A new study from Belgium has suggested that there is a strong link between a mother being obese during her pregnancy and the child’s lifespan.

According to research, there is a positive link between a mother’s weight and the length of telomeres on a baby’s DNA.

Telomeres act as protective caps at the end of DNA strings to keep it from unravelling. They are often shorter in older individuals, and are an indicator of biological age.

However, scientists found that babies born to overweight mothers had shorter telomeres. For each point the mother scored above the “normal” BMI level, the child’s telomere was shortened by at least 50 base pairs. This is the equivalent to 1.1 to 1.6 years, meaning the amount of time that could be shaved off the child’s longevity.

During the research, the team followed 743 mothers who were aged 17 to 44 at the time of their pregnancy. The length of the child’s telomeres was measured from a blood draw of the umbilical cord immediately after delivery.

Professor Tim Nawrot, one of the authors of the study, stated of their conclusions:

“Compared with newborns of mothers with a normal BMI, newborns of women with obesity are older on a molecular level, because shortened telomere lengths mean that their cells have shorter lifespans.

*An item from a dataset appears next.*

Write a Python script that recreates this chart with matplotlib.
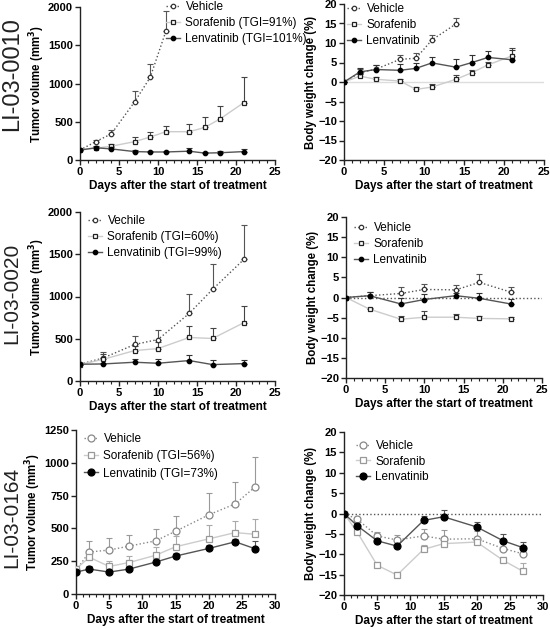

So maintaining a healthy BMI during a woman’s reproductive age may promote molecular longevity in the offspring.”

According to the final research, it was determined that children born to obese mothers are biologically 12 to 17 years older than children born to mothers of a normal weight.

However, researchers say that there could be other factors that may influence telomere length. These may include the parents’ age, whether or not they smoke, ethnicity, socio-economic factors and the birth weight of the newborn.

Prof Neena Modi, president of the Royal College of Paediatrics and Child Health, who was not involved in the study, stated:

“This intriguing study provides further evidence of the life-long impact of maternal obesity on a child’s life. The study makes clear that babies born to obese mothers may be at greater vulnerability to chronic diseases in adult life.

The study provides a strong justification for intervention in pregnancy, infancy, childhood and young adult life to tackling the national burden of obesity. It means advising women of reproductive age to maintain a healthy weight, supporting parents, and creating healthy societies to ensure infants and children do not become overweight.”

At present, around 30% of women in developed countries are obese when they give birth.